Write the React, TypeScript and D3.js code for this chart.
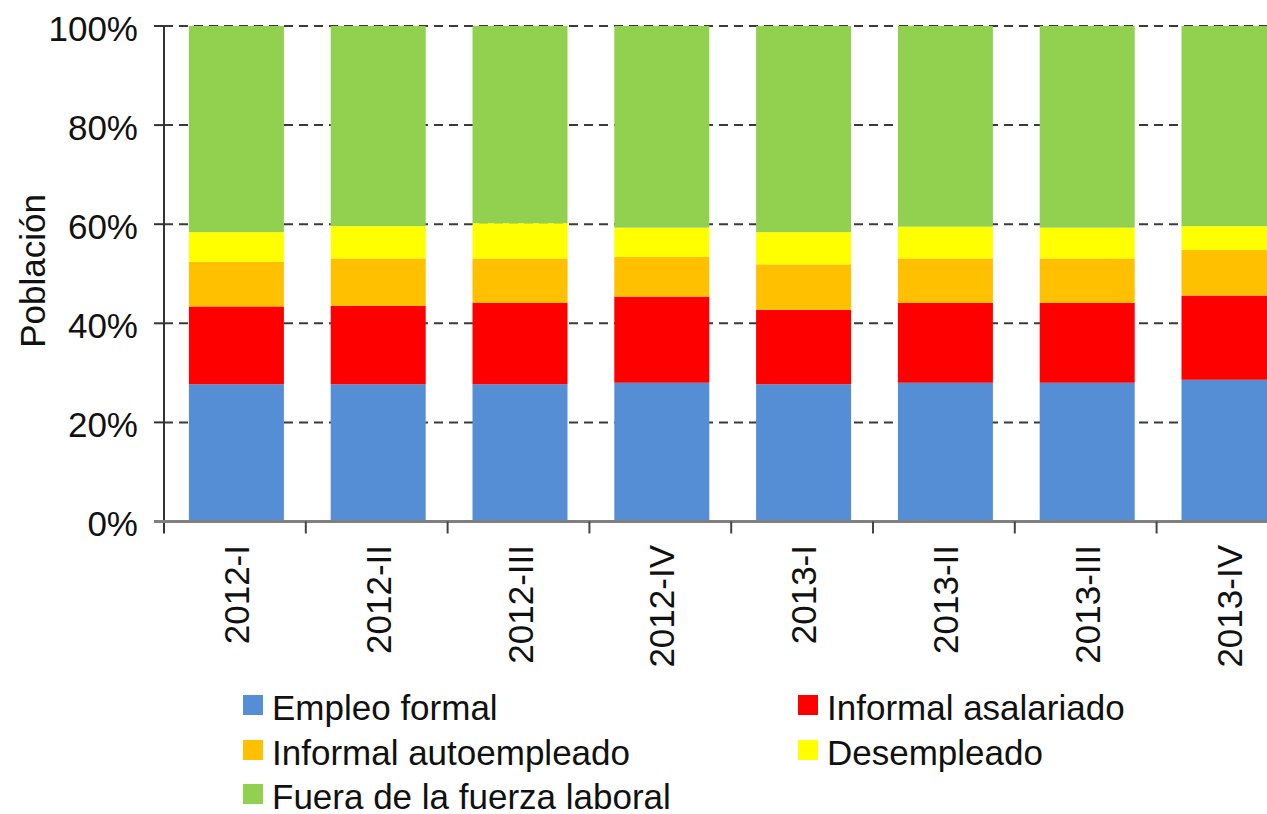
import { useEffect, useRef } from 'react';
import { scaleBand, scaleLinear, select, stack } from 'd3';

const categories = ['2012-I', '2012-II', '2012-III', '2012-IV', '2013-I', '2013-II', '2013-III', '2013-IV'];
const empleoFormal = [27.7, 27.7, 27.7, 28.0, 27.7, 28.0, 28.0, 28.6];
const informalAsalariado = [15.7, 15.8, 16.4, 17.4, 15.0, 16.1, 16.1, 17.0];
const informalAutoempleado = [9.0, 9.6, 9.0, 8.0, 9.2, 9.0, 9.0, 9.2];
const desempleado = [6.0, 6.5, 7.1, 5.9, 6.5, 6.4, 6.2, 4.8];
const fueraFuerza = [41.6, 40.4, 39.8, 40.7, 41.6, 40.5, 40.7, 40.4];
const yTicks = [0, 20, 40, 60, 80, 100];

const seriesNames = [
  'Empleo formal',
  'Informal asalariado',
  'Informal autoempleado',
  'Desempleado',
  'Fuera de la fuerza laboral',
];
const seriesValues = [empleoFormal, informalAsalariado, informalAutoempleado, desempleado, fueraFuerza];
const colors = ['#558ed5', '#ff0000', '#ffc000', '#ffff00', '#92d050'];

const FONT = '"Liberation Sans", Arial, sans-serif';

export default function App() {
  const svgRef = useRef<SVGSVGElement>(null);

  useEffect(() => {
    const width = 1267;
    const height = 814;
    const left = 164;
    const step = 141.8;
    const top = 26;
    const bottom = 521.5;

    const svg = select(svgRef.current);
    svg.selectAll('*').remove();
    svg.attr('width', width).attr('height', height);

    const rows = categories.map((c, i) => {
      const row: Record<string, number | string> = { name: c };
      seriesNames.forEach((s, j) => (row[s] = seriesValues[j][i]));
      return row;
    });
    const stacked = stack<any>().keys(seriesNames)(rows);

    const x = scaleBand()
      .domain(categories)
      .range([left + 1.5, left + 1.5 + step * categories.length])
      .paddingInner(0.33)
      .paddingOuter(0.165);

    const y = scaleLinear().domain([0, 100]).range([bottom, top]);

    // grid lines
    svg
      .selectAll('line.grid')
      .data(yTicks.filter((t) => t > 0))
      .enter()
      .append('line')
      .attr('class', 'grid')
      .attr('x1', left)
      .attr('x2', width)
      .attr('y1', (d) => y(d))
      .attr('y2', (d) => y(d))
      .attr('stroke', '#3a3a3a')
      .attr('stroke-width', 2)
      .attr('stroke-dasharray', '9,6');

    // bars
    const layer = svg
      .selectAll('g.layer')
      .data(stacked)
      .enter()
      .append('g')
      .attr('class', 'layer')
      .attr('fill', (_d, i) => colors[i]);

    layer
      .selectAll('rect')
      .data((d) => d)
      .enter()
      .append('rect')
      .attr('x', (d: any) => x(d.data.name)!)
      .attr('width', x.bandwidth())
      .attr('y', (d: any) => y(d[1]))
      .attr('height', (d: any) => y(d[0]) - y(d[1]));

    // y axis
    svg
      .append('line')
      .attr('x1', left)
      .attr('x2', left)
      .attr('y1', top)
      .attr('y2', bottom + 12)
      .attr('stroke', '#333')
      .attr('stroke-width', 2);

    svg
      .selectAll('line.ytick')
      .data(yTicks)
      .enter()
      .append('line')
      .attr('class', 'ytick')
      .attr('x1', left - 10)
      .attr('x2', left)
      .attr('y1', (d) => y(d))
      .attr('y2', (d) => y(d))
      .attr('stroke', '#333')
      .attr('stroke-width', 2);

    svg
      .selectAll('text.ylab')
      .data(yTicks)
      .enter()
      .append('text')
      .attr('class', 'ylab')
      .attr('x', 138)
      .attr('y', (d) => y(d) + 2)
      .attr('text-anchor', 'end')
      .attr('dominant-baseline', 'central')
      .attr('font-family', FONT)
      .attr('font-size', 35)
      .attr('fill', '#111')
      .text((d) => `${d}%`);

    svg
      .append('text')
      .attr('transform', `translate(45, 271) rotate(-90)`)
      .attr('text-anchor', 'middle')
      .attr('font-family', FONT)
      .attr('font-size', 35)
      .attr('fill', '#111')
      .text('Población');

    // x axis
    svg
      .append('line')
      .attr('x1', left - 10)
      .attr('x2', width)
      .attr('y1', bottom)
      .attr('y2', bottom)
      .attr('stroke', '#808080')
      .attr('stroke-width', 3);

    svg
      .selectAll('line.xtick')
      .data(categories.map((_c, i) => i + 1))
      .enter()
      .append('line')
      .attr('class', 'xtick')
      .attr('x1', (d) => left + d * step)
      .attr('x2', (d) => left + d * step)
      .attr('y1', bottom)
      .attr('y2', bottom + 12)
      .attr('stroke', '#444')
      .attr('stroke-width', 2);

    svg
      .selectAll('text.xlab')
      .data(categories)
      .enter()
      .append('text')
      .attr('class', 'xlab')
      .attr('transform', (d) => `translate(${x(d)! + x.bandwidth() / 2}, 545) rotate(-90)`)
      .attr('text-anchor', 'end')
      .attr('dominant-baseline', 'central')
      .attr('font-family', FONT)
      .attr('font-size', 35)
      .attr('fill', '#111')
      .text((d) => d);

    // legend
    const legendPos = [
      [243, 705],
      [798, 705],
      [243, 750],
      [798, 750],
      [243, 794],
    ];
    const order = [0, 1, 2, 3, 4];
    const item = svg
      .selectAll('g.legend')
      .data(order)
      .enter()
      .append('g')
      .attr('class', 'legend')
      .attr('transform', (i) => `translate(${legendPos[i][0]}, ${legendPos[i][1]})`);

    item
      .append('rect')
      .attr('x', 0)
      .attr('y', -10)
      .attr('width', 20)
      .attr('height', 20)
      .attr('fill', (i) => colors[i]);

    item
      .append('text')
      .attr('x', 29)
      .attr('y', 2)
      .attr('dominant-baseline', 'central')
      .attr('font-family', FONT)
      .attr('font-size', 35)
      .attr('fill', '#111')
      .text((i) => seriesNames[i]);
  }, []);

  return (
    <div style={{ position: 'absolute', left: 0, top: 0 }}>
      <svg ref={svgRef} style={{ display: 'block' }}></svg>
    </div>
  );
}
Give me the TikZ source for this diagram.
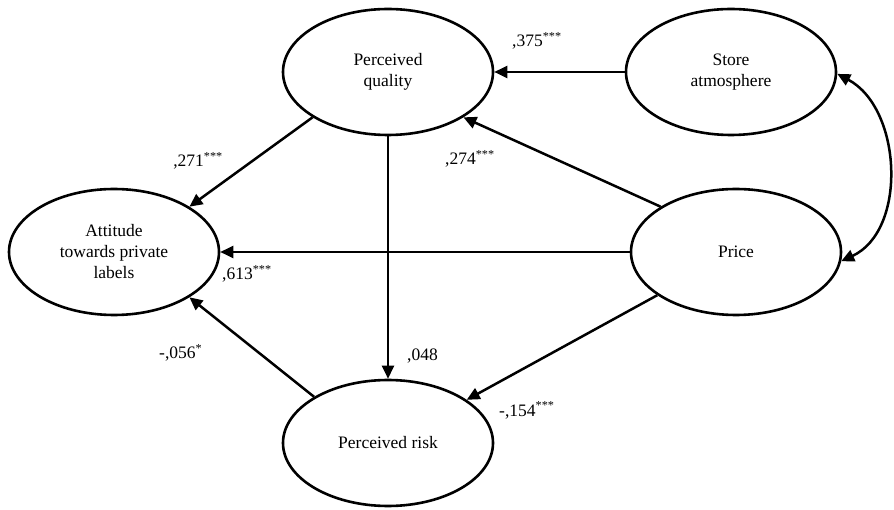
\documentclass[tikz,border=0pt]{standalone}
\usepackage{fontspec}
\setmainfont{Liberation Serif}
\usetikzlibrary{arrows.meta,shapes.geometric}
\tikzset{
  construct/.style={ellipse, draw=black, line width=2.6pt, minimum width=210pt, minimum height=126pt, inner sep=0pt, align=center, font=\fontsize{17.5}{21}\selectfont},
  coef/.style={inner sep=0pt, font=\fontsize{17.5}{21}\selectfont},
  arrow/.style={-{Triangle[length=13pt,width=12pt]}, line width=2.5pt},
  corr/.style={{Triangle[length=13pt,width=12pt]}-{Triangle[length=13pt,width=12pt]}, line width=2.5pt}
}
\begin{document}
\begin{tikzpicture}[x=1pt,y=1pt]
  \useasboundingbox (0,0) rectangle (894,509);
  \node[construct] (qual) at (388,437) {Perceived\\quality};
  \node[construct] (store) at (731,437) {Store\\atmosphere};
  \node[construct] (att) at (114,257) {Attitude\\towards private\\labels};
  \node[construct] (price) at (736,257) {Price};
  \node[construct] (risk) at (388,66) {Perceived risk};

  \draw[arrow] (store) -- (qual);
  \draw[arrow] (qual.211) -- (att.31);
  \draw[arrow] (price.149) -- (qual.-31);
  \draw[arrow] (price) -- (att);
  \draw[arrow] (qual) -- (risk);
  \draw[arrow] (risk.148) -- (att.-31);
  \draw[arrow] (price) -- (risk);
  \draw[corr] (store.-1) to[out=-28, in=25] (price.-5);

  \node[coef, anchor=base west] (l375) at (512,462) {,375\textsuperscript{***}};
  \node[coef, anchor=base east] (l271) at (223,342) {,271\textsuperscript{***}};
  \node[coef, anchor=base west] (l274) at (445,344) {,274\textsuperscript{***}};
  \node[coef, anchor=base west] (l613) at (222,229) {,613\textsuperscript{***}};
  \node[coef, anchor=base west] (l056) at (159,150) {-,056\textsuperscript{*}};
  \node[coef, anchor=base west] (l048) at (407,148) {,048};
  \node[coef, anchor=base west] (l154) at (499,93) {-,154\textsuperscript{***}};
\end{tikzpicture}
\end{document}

◆ TASK TO COMPLETE: Report the number of lines in the listing that include the string "this"; give nothing but the number.

◆ FULL SOLUTION: 2